Belarus election diary day five

During my time here I've been chatting to various diplomats, all of whom are busy trying to fathom what Mr Lukashenko's game plan is in trying to mend relations with the West.

By Colin Freeman in Minsk

Alexander Lukashenko doesn't want to be dependent primarily on Russian capital for investment in his country Photo: AP

It could be, of course, that he's simply interested in holding fair elections for their own sake, having got fed up with everyone calling him a tyrant.

Frankly, though, that doesn't seem to bother him much - his favourite gag these days during interviews with foreign journalists is to ask them how it feels to meet "Europe's last dictator".

Instead, the smart money is on a rather different explanation altogether - that it's all to do with his deteriorating relationship with neighbouring Russia.

Traditionally, Belarus has had much stronger links with Moscow than many of the other former Soviet states.

Apart from being geographically closer, most of Belarus's population speak Russian, and they also have reciprocal working rights.

But relations have soured over the last couple of years, mainly because of the feeling that Moscow is once again trying to re-assert control over Belarus and the rest of its "near abroad".

The first real sign of this was the Kremlin's decision two years ago to start cutting down its massive subsidised gas supplies to Belarus, a legacy from the Soviet times when it was one of the Communist bloc's most industrialised states.

Russia argues that the price hike is simply to end a long-running anachronism and put things on a more market footing.

But diplomats here think Lukashenko detects a rather different agenda, fearing that it is part of Moscow's aspirations to keep Belarus and other countries on its border firmly in its sphere of influence.

If he had any lingering doubts about Russia's intentions on that front, July's invasion of Georgia removed them.

The theory is that he now sees cosying up to Europe as a bargaining chip in any future dealings with Moscow, mindful of the fact that the Kremlin is currently rather short of friends internationally.

He also doesn't really want to be dependent primarily on Russian capital for investment in his country, given the power the Kremlin wields on its own business sector these days.

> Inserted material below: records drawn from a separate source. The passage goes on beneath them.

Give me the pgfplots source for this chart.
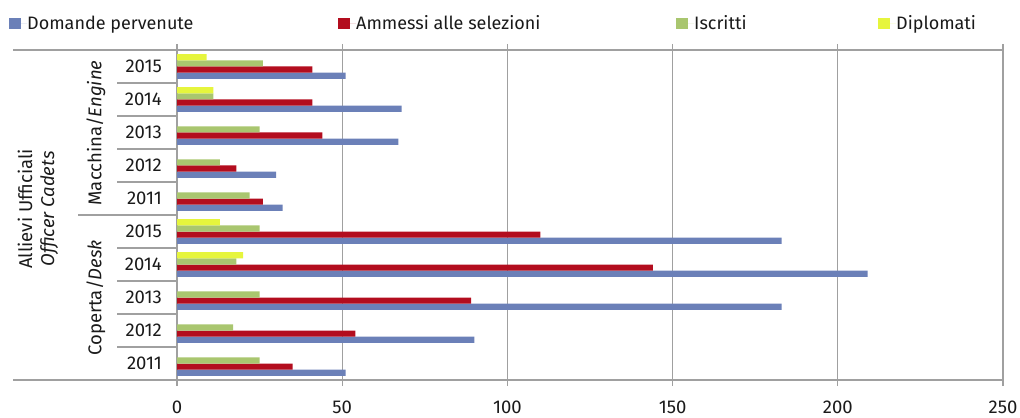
\documentclass[border=0pt]{standalone}
\usepackage{fontspec}
\setmainfont{Fira Sans}
\usepackage{pgfplots}
\pgfplotsset{compat=1.18}

\definecolor{cDom}{HTML}{6B80B8}
\definecolor{cAmm}{HTML}{B30D1E}
\definecolor{cIsc}{HTML}{A9C66F}
\definecolor{cDip}{HTML}{E6F53D}
\definecolor{axisgray}{HTML}{A0A0A0}
\definecolor{txt}{HTML}{1A1A1A}

\newcommand{\chartfont}{\fontsize{18.5bp}{22bp}\selectfont}
\newcommand{\legendfont}{\fontsize{18bp}{22bp}\selectfont}

% positions: 0-4 = Coperta/Desk 2011-2015, 5-9 = Macchina/Engine 2011-2015
\pgfplotstableread{
pos dom amm isc
0   51  35  25
1   90  54  17
2   183 89  25
3   209 144 18
4   183 110 25
5   32  26  22
6   30  18  13
7   67  44  25
8   68  41  11
9   51  41  26
}\tabcorsi
\pgfplotstableread{
pos dip
3   20
4   13
8   11
9   9
}\tabdiplomati

\begin{document}
\begin{tikzpicture}[x=1bp,y=1bp,font=\chartfont,text=txt]
\useasboundingbox (0,0) rectangle (1020,417);
\begin{axis}[
  at={(177bp,37bp)}, anchor=south west,
  scale only axis, width=826bp, height=330bp,
  xbar, bar width=6.2bp,
  xmin=0, xmax=250, ymin=-0.5, ymax=9.5,
  xtick={0,50,...,250},
  ytick={0,...,9},
  yticklabels={2011,2012,2013,2014,2015,2011,2012,2013,2014,2015},
  ytick style={draw=none},
  tick align=outside, major tick length=6bp,
  xtick style={draw=axisgray, line width=1.2bp},
  xmajorgrids, grid style={draw=axisgray, line width=1.2bp},
  axis line style={draw=axisgray, line width=1.6bp},
  /pgf/number format/assume math mode=true,
  tick label style={font=\chartfont, text=txt},
  yticklabel style={anchor=east, inner sep=0pt, xshift=-9bp},
  xticklabel style={anchor=north, inner sep=0pt, yshift=-15bp},
  clip=false,
  legend columns=4,
  legend cell align=left,
  legend style={at={(axis description cs:0,1)}, anchor=west,
    xshift=-168bp, yshift=26.5bp, draw=none, fill=none,
    font=\legendfont, text=txt,
    nodes={inner sep=0pt, anchor=west},
    column sep=0pt, row sep=0pt, inner sep=0pt},
  legend image code/.code={%
    \path (0bp,0bp) -- (18bp,0bp);
    \fill[#1] (0bp,-5.5bp) rectangle (12bp,5.5bp);},
]
\addplot[fill=cDom, draw=none, bar shift=-9.3bp] table[x=dom, y=pos] {\tabcorsi};
\addlegendentry{\makebox[311bp][l]{Domande pervenute}}
\addplot[fill=cAmm, draw=none, bar shift=-3.1bp] table[x=amm, y=pos] {\tabcorsi};
\addlegendentry{\makebox[320bp][l]{Ammessi alle selezioni}}
\addplot[fill=cIsc, draw=none, bar shift=3.1bp] table[x=isc, y=pos] {\tabcorsi};
\addlegendentry{\makebox[184bp][l]{Iscritti}}
\addplot[fill=cDip, draw=none, bar shift=9.3bp] table[x=dip, y=pos] {\tabdiplomati};
\addlegendentry{Diplomati}
\end{axis}

% hierarchical category frame on the left
\begin{scope}[draw=axisgray, line width=1.4bp]
  \draw (13,367) -- (177,367);
  \draw (13,37) -- (177,37);
  \draw (78,202) -- (177,202);
  \foreach \k in {1,2,3,4,6,7,8,9} {
    \draw (117,{367-33*\k}) -- (177,{367-33*\k});
  }
\end{scope}
\node[rotate=90, align=center, inner sep=0pt] at (38,208)
  {Allievi Ufficiali\\\textit{Officer Cadets}};
\node[rotate=90, inner sep=0pt] at (96,284) {Macchina/\textit{Engine}};
\node[rotate=90, inner sep=0pt] at (96,119) {Coperta/\textit{Desk}};
\end{tikzpicture}
\end{document}
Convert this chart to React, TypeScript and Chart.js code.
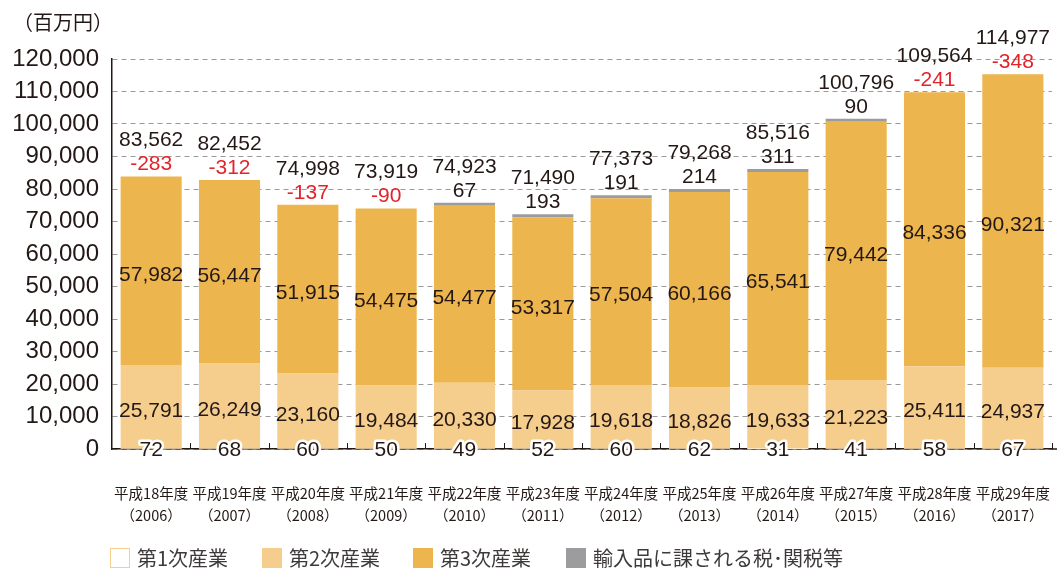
import React, { useEffect, useRef } from "react";
import { Chart, registerables } from "chart.js";

Chart.register(...registerables);

const categories: string[][] = [
  ["平成18年度", "（2006）"],
  ["平成19年度", "（2007）"],
  ["平成20年度", "（2008）"],
  ["平成21年度", "（2009）"],
  ["平成22年度", "（2010）"],
  ["平成23年度", "（2011）"],
  ["平成24年度", "（2012）"],
  ["平成25年度", "（2013）"],
  ["平成26年度", "（2014）"],
  ["平成27年度", "（2015）"],
  ["平成28年度", "（2016）"],
  ["平成29年度", "（2017）"],
];

const primary = [72, 68, 60, 50, 49, 52, 60, 62, 31, 41, 58, 67];
const secondary = [25791, 26249, 23160, 19484, 20330, 17928, 19618, 18826, 19633, 21223, 25411, 24937];
const tertiary = [57982, 56447, 51915, 54475, 54477, 53317, 57504, 60166, 65541, 79442, 84336, 90321];
const importTax = [-283, -312, -137, -90, 67, 193, 191, 214, 311, 90, -241, -348];
const totals = [83562, 82452, 74998, 73919, 74923, 71490, 77373, 79268, 85516, 100796, 109564, 114977];

const seriesNames = ["第1次産業", "第2次産業", "第3次産業", "輸入品に課される税･関税等"];
const yTicks = [0, 10000, 20000, 30000, 40000, 50000, 60000, 70000, 80000, 90000, 100000, 110000, 120000];

const C_PRIMARY_BORDER = "#f5cd8c";
const C_SECONDARY = "#f5cd8c";
const C_TERTIARY = "#edb54e";
const C_TAX = "#9c9c9e";
const C_TEXT = "#231815";
const C_RED = "#e2242b";
const NUM_FONT = "'Liberation Sans', Arial, sans-serif";
const JP_FONT = "'Noto Sans CJK JP', sans-serif";

const fmt = (v: number) => v.toLocaleString("en-US");

const labelPlugin = {
  id: "valueLabels",
  afterDatasetsDraw(chart: any) {
    const ctx = chart.ctx;
    const y = chart.scales.y;
    const x = chart.scales.x;
    const area = chart.chartArea;
    ctx.save();
    // tick marks pointing up at category boundaries
    ctx.strokeStyle = C_TEXT;
    ctx.lineWidth = 1;
    const n = categories.length;
    const step = (x.right - x.left) / n;
    for (let i = 1; i <= n; i++) {
      const px = Math.round(x.left + i * step) + 0.5;
      ctx.beginPath();
      ctx.moveTo(px, area.bottom - 6);
      ctx.lineTo(px, area.bottom);
      ctx.stroke();
    }
    // extend axis line to the right edge
    ctx.lineWidth = 1.5;
    ctx.beginPath();
    ctx.moveTo(area.right, area.bottom);
    ctx.lineTo(chart.width, area.bottom);
    ctx.stroke();

    ctx.font = `21px ${NUM_FONT}`;
    ctx.textAlign = "center";
    ctx.textBaseline = "middle";
    const m1 = chart.getDatasetMeta(1);
    const m2 = chart.getDatasetMeta(2);
    const m3 = chart.getDatasetMeta(3);
    for (let i = 0; i < n; i++) {
      const bx = m1.data[i].x;
      const y0 = y.getPixelForValue(0);
      ctx.lineWidth = 5;
      ctx.strokeStyle = "#ffffff";
      ctx.lineJoin = "round";
      ctx.strokeText(fmt(primary[i]), bx, y0 + 1);
      ctx.fillStyle = C_TEXT;
      ctx.fillText(fmt(primary[i]), bx, y0 + 1);
      const s = m1.data[i];
      ctx.fillText(fmt(secondary[i]), bx, (s.y + s.base) / 2 + 4);
      const t = m2.data[i];
      ctx.fillText(fmt(tertiary[i]), bx, (t.y + t.base) / 2 + 4);
      let top = t.y;
      if (importTax[i] > 0) top = Math.min(top, m3.data[i].y);
      ctx.fillStyle = importTax[i] < 0 ? C_RED : C_TEXT;
      ctx.fillText(fmt(importTax[i]), bx, top - 12);
      ctx.fillStyle = C_TEXT;
      ctx.fillText(fmt(totals[i]), bx, top - 36);
    }
    ctx.restore();
  },
};

export default function App() {
  const ref = useRef<HTMLCanvasElement | null>(null);
  useEffect(() => {
    if (!ref.current) return;
    const chart = new Chart(ref.current, {
      type: "bar",
      data: {
        labels: categories,
        datasets: [
          {
            label: seriesNames[0],
            data: primary,
            backgroundColor: "#ffffff",
            borderColor: C_PRIMARY_BORDER,
            borderWidth: 0,
          },
          { label: seriesNames[1], data: secondary, backgroundColor: C_SECONDARY },
          { label: seriesNames[2], data: tertiary, backgroundColor: C_TERTIARY },
          {
            label: seriesNames[3],
            data: importTax,
            backgroundColor: C_TAX,
            minBarLength: 3,
            clip: 0,
          } as any,
        ],
      },
      options: {
        animation: false,
        responsive: false,
        maintainAspectRatio: false,
        layout: { padding: { left: 0, right: 5, top: 59, bottom: 0 } },
        datasets: { bar: { barPercentage: 0.78, categoryPercentage: 1 } },
        plugins: { legend: { display: false }, tooltip: { enabled: false }, title: { display: false } },
        scales: {
          x: {
            stacked: true,
            grid: {
              display: true,
              drawOnChartArea: false,
              drawTicks: true,
              tickLength: 31,
              tickColor: "rgba(0,0,0,0)",
              color: "rgba(0,0,0,0)",
            },
            border: { display: true, color: C_TEXT, width: 1.5 },
            ticks: {
              color: C_TEXT,
              font: { family: JP_FONT, size: 14.5, lineHeight: 1.52 },
              padding: 2,
              maxRotation: 0,
              autoSkip: false,
            },
            afterFit: (s: any) => {
              s.height = 120;
            },
          },
          y: {
            stacked: true,
            min: 0,
            max: 120000,
            afterBuildTicks: (s: any) => {
              s.ticks = yTicks.map((v) => ({ value: v }));
            },
            grid: { color: "#9a9a9a", lineWidth: 1, drawTicks: false },
            border: { display: true, color: C_TEXT, width: 1.5, dash: [5, 4] },
            ticks: {
              color: C_TEXT,
              font: { family: NUM_FONT, size: 24 },
              padding: 13,
              callback: (v: any) => fmt(Number(v)),
            },
            afterFit: (s: any) => {
              s.width = 112;
            },
          },
        },
      },
      plugins: [labelPlugin],
    });
    return () => chart.destroy();
  }, []);

  const legendLeft = [110, 262, 413, 566];
  const legendColors = ["#ffffff", C_SECONDARY, C_TERTIARY, C_TAX];

  return (
    <div style={{ position: "fixed", left: 0, top: 0, width: 1057, height: 569, background: "#fff", overflow: "hidden" }}>
      <canvas ref={ref} width={1057} height={569} style={{ position: "absolute", left: 0, top: 0 }} />
      <div
        style={{
          position: "absolute",
          left: 13,
          top: 8,
          fontFamily: JP_FONT,
          fontSize: 20,
          color: C_TEXT,
          lineHeight: "28px",
        }}
      >
        （百万円）
      </div>
      {seriesNames.map((name, i) => (
        <div
          key={name}
          style={{
            position: "absolute",
            left: legendLeft[i],
            top: 547,
            height: 21,
            display: "flex",
            alignItems: "center",
            fontFamily: JP_FONT,
            fontSize: 20,
            color: "#3e3a39",
            whiteSpace: "nowrap",
          }}
        >
          <span
            style={{
              display: "inline-block",
              width: 20,
              height: 20,
              boxSizing: "border-box",
              background: legendColors[i],
              border: i === 0 ? `1.5px solid ${C_PRIMARY_BORDER}` : "none",
              marginRight: 7,
            }}
          />
          <span style={{ lineHeight: "21px" }}>{name}</span>
        </div>
      ))}
    </div>
  );
}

In other words, he's playing East off against West in much the same fashion as African and Arab leaders did during the original Cold War in the 1960s and 1970s.

To the outside observer, this might seem all rather Machiavellian. But many in Belarus say that with a big, aggressive Russian bear in your backyard, you need someone pretty damned wolfish to look after your country's interests properly.

That also appears to be a view reflected in the results of yesterday's elections - as I write, it has just been announced that the opposition has won precisely no seats whatsoever.

This arguably does nobody any favours at all - not Mr Lukashenko, nor those in the West who would like to lure him in from the cold and way from Moscow's embrace.

Even the opposition had assumed that he would rig things so that they got at least five seats, in order to make the contest look reasonably democratic.

With a complete clean sweep for the government, though, it's going to be hard for the West to give the elections a credible thumbs-up. It could, of course, be that he was intent on rigging things all along.

But the other explanation, and I fear this may be the correct one, is that with all the foreign monitors in place, it has indeed been impossible to fix things, and that democracy, in its usual mischievous way, has simply delivered a result that reflects an inconvenient truth.

Namely that the opposition is pretty undeveloped here, and that Europe's last dictator is, for all his faults, quite popular in his own way. It's also true that quite a lot of people here simply aren't that taken with the idea of choosing their leaders by vote anyway.

One old lady we spoke to outside a Minsk tractor factory - yes, they still have them - put it bluntly. "What's the point in voting?" she said. "I've seen all these candidates, but how would I know whether they'd be any good at running the country?

"Surely it is better to appoint someone who already has experience of running things, like the manager of the tractor factory, and get them to do it."

Try as I might, I couldn't really find any immediate riposte to that logic.

And I fear there is probably a certain ex-chicken farm boss who agrees with her wholeheartedly.